— START Data block —

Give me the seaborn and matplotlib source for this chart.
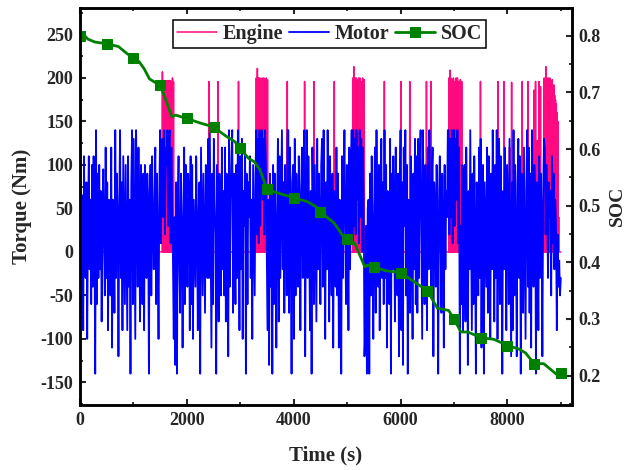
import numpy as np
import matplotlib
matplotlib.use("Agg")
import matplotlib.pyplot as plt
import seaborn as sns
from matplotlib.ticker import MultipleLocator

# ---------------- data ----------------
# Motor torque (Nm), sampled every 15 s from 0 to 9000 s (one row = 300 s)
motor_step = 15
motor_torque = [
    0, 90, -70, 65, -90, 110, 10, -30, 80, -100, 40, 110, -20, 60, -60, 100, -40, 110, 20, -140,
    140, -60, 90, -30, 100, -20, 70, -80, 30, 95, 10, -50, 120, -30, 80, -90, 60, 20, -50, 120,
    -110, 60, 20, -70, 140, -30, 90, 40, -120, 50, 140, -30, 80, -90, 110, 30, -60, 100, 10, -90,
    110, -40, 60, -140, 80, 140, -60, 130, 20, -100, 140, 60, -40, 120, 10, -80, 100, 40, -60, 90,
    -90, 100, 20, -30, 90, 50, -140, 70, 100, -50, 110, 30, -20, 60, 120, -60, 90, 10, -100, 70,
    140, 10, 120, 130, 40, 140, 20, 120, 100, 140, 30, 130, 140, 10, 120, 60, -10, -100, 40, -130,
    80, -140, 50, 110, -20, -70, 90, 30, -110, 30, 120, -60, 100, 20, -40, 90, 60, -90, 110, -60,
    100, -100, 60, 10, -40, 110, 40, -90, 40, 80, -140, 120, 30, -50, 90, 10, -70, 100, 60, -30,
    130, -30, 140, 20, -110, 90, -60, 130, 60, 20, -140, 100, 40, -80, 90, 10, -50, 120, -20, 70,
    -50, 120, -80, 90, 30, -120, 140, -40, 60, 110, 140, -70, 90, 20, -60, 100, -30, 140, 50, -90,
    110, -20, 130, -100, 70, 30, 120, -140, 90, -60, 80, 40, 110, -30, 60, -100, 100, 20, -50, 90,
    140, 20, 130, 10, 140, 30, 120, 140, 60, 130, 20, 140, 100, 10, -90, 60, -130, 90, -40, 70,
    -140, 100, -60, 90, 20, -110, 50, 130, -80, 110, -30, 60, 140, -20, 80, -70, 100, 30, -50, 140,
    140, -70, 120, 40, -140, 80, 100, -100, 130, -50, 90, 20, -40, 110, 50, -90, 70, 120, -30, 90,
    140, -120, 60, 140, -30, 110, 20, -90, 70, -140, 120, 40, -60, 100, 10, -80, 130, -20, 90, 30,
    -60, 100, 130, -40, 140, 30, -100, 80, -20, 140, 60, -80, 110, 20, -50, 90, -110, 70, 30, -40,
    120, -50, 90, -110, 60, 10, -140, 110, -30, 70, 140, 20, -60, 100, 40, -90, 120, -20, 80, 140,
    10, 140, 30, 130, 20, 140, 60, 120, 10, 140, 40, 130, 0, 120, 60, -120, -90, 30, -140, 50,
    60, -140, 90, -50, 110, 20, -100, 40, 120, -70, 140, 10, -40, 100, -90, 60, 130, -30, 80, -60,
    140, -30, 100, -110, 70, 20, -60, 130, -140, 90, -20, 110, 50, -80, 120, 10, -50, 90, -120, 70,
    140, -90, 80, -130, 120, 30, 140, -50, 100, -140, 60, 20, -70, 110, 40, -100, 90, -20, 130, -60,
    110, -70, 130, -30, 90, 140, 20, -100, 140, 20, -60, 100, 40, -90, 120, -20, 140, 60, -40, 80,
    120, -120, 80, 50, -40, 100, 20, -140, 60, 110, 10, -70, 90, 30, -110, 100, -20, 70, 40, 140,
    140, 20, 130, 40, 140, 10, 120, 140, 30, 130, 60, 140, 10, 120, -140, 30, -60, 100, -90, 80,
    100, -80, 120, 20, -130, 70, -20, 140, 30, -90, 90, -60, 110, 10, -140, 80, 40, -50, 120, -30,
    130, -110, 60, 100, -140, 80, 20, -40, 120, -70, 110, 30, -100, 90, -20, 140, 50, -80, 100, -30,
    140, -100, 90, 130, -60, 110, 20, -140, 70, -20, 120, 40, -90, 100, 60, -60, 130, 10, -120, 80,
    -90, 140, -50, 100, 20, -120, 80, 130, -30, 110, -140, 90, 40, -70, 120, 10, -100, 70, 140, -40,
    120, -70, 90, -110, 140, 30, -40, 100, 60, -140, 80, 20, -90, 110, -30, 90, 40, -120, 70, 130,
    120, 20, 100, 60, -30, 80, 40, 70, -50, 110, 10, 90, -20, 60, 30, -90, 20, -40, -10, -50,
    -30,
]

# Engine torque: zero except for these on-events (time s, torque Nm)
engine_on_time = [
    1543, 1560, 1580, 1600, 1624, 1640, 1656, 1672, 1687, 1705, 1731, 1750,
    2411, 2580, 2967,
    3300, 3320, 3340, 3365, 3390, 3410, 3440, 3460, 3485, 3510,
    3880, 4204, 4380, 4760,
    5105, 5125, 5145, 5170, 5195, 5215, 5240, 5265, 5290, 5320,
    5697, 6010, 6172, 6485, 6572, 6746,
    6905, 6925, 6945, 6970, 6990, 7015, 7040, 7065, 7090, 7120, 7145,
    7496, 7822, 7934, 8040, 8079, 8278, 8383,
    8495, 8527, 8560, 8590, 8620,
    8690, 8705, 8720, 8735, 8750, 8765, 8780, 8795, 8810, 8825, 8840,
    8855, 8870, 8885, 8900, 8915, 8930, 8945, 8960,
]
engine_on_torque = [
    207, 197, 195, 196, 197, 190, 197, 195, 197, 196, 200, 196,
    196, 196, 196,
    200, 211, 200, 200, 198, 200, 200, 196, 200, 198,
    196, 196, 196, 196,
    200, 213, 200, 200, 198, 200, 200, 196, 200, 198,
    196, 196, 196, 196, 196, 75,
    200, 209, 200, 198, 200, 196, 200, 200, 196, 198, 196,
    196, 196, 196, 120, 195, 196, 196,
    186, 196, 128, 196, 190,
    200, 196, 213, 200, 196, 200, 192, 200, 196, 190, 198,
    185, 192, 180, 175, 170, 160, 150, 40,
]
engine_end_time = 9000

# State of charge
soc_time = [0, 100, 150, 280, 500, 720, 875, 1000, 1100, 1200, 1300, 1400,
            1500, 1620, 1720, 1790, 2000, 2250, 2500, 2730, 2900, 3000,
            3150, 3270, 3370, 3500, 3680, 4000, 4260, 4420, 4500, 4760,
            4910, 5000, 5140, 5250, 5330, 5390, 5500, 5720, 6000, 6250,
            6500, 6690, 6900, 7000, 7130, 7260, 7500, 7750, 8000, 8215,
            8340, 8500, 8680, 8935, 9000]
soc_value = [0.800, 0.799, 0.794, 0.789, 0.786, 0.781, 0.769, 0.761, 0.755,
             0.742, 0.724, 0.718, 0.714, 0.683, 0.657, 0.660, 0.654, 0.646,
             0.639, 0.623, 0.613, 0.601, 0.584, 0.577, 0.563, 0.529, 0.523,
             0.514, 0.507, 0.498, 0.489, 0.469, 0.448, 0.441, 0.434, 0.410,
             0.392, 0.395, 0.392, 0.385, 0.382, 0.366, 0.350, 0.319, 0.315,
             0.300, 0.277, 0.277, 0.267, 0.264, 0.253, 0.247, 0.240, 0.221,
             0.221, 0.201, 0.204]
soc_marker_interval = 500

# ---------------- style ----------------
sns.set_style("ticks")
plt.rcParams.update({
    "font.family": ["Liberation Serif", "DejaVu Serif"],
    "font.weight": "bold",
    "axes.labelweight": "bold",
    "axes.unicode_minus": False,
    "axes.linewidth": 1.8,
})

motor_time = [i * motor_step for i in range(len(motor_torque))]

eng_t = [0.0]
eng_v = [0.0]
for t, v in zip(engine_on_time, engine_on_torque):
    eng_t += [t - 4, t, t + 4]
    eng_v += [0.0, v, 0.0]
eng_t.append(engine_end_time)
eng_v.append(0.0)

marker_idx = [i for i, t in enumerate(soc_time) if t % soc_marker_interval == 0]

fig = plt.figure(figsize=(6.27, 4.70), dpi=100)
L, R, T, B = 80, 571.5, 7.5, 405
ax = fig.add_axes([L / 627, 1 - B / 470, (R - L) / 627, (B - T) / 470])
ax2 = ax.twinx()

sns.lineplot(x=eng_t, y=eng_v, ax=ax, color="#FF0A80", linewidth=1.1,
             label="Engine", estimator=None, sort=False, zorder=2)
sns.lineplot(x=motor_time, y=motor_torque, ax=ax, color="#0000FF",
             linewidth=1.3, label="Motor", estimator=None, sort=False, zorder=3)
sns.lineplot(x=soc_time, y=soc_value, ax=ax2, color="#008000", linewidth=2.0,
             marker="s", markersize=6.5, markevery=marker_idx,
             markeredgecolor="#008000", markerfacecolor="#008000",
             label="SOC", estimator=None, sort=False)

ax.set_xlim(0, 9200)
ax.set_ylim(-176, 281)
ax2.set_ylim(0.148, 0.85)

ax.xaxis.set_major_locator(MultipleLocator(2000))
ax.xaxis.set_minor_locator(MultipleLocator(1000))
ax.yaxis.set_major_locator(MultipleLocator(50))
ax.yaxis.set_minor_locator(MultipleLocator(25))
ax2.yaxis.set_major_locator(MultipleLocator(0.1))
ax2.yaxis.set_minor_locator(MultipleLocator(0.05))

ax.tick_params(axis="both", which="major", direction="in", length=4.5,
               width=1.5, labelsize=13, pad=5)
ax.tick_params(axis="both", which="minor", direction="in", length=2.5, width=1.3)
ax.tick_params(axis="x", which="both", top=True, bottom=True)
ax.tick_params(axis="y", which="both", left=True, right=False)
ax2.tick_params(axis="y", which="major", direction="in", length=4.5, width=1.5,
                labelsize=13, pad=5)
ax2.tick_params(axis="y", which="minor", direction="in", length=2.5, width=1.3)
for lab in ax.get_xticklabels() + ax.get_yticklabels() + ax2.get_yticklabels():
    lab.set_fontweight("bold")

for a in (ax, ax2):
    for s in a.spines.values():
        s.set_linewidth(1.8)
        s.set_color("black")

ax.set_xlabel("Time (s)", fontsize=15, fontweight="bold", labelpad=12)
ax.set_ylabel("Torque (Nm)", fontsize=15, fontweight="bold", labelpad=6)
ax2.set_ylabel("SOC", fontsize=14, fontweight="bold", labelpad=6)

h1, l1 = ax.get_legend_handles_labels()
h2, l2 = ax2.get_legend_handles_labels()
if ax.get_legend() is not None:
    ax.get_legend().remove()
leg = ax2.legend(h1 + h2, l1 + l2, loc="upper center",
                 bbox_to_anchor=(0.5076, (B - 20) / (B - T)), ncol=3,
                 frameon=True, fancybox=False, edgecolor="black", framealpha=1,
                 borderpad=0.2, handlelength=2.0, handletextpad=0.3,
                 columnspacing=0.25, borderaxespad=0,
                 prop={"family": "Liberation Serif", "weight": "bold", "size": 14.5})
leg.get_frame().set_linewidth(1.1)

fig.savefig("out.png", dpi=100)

— END Data block —

Starting at the top of the listing above, reproduce each line up to and including the one with "from matplotlib.ticker import MultipleLocator"; omit the pictures.

**Problem solution**
Give me the seaborn and matplotlib source for this chart.
import numpy as np
import matplotlib
matplotlib.use("Agg")
import matplotlib.pyplot as plt
import seaborn as sns
from matplotlib.ticker import MultipleLocator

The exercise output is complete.